● **GIVEN DATA**:
|---|

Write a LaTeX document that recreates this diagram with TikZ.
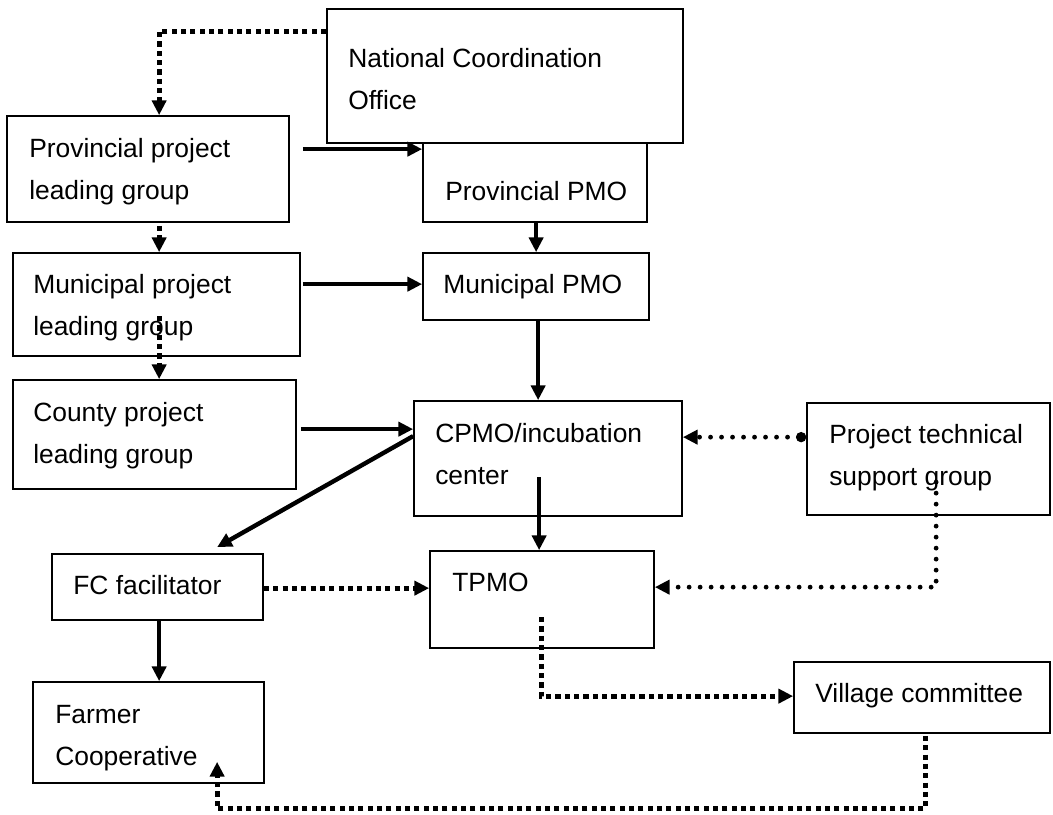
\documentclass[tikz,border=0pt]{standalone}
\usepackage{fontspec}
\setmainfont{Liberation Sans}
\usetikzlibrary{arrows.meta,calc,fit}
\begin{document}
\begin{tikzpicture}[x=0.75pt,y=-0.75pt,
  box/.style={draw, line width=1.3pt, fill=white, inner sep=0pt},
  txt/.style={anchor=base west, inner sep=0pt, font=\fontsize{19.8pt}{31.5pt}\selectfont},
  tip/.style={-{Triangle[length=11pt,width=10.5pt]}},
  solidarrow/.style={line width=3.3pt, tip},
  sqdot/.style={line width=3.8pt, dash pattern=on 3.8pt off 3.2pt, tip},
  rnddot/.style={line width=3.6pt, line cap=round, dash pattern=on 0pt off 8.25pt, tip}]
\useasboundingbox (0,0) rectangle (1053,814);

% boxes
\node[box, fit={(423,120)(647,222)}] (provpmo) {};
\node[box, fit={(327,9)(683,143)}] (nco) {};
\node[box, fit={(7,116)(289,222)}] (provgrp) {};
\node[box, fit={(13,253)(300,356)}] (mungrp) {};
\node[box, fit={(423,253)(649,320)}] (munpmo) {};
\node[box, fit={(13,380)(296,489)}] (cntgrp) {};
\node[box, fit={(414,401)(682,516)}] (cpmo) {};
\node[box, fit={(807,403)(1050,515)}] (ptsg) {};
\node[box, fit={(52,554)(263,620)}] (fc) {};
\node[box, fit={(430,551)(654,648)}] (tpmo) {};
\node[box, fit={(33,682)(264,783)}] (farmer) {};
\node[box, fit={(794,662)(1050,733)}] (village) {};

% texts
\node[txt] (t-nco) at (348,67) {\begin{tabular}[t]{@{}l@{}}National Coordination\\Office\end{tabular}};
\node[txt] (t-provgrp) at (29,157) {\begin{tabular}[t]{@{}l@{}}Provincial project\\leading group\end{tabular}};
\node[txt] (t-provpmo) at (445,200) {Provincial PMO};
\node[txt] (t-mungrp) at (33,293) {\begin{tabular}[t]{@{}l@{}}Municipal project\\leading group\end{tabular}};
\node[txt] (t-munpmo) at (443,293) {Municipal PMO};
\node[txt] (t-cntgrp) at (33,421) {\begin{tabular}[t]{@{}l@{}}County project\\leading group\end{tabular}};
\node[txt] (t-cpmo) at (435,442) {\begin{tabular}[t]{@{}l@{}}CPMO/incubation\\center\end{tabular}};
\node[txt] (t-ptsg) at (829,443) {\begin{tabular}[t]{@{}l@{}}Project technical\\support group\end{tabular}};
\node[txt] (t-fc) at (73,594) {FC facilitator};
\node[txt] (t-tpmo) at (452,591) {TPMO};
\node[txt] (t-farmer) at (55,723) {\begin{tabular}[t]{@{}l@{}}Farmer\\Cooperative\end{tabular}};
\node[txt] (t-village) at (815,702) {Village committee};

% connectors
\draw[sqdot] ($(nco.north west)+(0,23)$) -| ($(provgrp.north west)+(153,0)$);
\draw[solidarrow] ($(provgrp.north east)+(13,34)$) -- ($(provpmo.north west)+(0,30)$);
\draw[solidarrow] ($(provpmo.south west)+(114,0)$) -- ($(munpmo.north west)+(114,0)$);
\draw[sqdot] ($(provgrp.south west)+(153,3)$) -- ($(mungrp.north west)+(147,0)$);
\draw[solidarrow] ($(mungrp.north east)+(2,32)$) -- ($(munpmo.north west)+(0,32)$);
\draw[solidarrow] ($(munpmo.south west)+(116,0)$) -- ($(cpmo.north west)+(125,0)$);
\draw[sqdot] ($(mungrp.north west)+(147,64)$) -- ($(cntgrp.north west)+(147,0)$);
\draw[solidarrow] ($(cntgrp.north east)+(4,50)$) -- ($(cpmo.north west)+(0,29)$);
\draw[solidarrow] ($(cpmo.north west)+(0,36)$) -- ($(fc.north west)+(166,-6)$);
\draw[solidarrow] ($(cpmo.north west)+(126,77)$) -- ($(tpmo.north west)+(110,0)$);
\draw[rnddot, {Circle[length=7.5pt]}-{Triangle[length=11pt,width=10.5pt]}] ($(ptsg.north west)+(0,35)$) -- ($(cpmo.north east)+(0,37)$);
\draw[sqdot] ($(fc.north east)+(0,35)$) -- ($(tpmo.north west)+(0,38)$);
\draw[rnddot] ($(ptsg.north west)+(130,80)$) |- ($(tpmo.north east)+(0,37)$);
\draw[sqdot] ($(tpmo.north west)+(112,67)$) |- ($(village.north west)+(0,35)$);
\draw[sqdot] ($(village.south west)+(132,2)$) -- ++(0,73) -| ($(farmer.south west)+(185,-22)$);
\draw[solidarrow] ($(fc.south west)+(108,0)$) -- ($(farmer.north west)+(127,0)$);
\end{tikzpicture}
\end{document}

|---|

● **GOAL**: Keep the pictures out of the copy and write out the data exactly as it stands.

● **REPLY TO THE EXERCISE**:
Write a LaTeX document that recreates this diagram with TikZ.
\documentclass[tikz,border=0pt]{standalone}
\usepackage{fontspec}
\setmainfont{Liberation Sans}
\usetikzlibrary{arrows.meta,calc,fit}
\begin{document}
\begin{tikzpicture}[x=0.75pt,y=-0.75pt,
  box/.style={draw, line width=1.3pt, fill=white, inner sep=0pt},
  txt/.style={anchor=base west, inner sep=0pt, font=\fontsize{19.8pt}{31.5pt}\selectfont},
  tip/.style={-{Triangle[length=11pt,width=10.5pt]}},
  solidarrow/.style={line width=3.3pt, tip},
  sqdot/.style={line width=3.8pt, dash pattern=on 3.8pt off 3.2pt, tip},
  rnddot/.style={line width=3.6pt, line cap=round, dash pattern=on 0pt off 8.25pt, tip}]
\useasboundingbox (0,0) rectangle (1053,814);

% boxes
\node[box, fit={(423,120)(647,222)}] (provpmo) {};
\node[box, fit={(327,9)(683,143)}] (nco) {};
\node[box, fit={(7,116)(289,222)}] (provgrp) {};
\node[box, fit={(13,253)(300,356)}] (mungrp) {};
\node[box, fit={(423,253)(649,320)}] (munpmo) {};
\node[box, fit={(13,380)(296,489)}] (cntgrp) {};
\node[box, fit={(414,401)(682,516)}] (cpmo) {};
\node[box, fit={(807,403)(1050,515)}] (ptsg) {};
\node[box, fit={(52,554)(263,620)}] (fc) {};
\node[box, fit={(430,551)(654,648)}] (tpmo) {};
\node[box, fit={(33,682)(264,783)}] (farmer) {};
\node[box, fit={(794,662)(1050,733)}] (village) {};

% texts
\node[txt] (t-nco) at (348,67) {\begin{tabular}[t]{@{}l@{}}National Coordination\\Office\end{tabular}};
\node[txt] (t-provgrp) at (29,157) {\begin{tabular}[t]{@{}l@{}}Provincial project\\leading group\end{tabular}};
\node[txt] (t-provpmo) at (445,200) {Provincial PMO};
\node[txt] (t-mungrp) at (33,293) {\begin{tabular}[t]{@{}l@{}}Municipal project\\leading group\end{tabular}};
\node[txt] (t-munpmo) at (443,293) {Municipal PMO};
\node[txt] (t-cntgrp) at (33,421) {\begin{tabular}[t]{@{}l@{}}County project\\leading group\end{tabular}};
\node[txt] (t-cpmo) at (435,442) {\begin{tabular}[t]{@{}l@{}}CPMO/incubation\\center\end{tabular}};
\node[txt] (t-ptsg) at (829,443) {\begin{tabular}[t]{@{}l@{}}Project technical\\support group\end{tabular}};
\node[txt] (t-fc) at (73,594) {FC facilitator};
\node[txt] (t-tpmo) at (452,591) {TPMO};
\node[txt] (t-farmer) at (55,723) {\begin{tabular}[t]{@{}l@{}}Farmer\\Cooperative\end{tabular}};
\node[txt] (t-village) at (815,702) {Village committee};

% connectors
\draw[sqdot] ($(nco.north west)+(0,23)$) -| ($(provgrp.north west)+(153,0)$);
\draw[solidarrow] ($(provgrp.north east)+(13,34)$) -- ($(provpmo.north west)+(0,30)$);
\draw[solidarrow] ($(provpmo.south west)+(114,0)$) -- ($(munpmo.north west)+(114,0)$);
\draw[sqdot] ($(provgrp.south west)+(153,3)$) -- ($(mungrp.north west)+(147,0)$);
\draw[solidarrow] ($(mungrp.north east)+(2,32)$) -- ($(munpmo.north west)+(0,32)$);
\draw[solidarrow] ($(munpmo.south west)+(116,0)$) -- ($(cpmo.north west)+(125,0)$);
\draw[sqdot] ($(mungrp.north west)+(147,64)$) -- ($(cntgrp.north west)+(147,0)$);
\draw[solidarrow] ($(cntgrp.north east)+(4,50)$) -- ($(cpmo.north west)+(0,29)$);
\draw[solidarrow] ($(cpmo.north west)+(0,36)$) -- ($(fc.north west)+(166,-6)$);
\draw[solidarrow] ($(cpmo.north west)+(126,77)$) -- ($(tpmo.north west)+(110,0)$);
\draw[rnddot, {Circle[length=7.5pt]}-{Triangle[length=11pt,width=10.5pt]}] ($(ptsg.north west)+(0,35)$) -- ($(cpmo.north east)+(0,37)$);
\draw[sqdot] ($(fc.north east)+(0,35)$) -- ($(tpmo.north west)+(0,38)$);
\draw[rnddot] ($(ptsg.north west)+(130,80)$) |- ($(tpmo.north east)+(0,37)$);
\draw[sqdot] ($(tpmo.north west)+(112,67)$) |- ($(village.north west)+(0,35)$);
\draw[sqdot] ($(village.south west)+(132,2)$) -- ++(0,73) -| ($(farmer.south west)+(185,-22)$);
\draw[solidarrow] ($(fc.south west)+(108,0)$) -- ($(farmer.north west)+(127,0)$);
\end{tikzpicture}
\end{document}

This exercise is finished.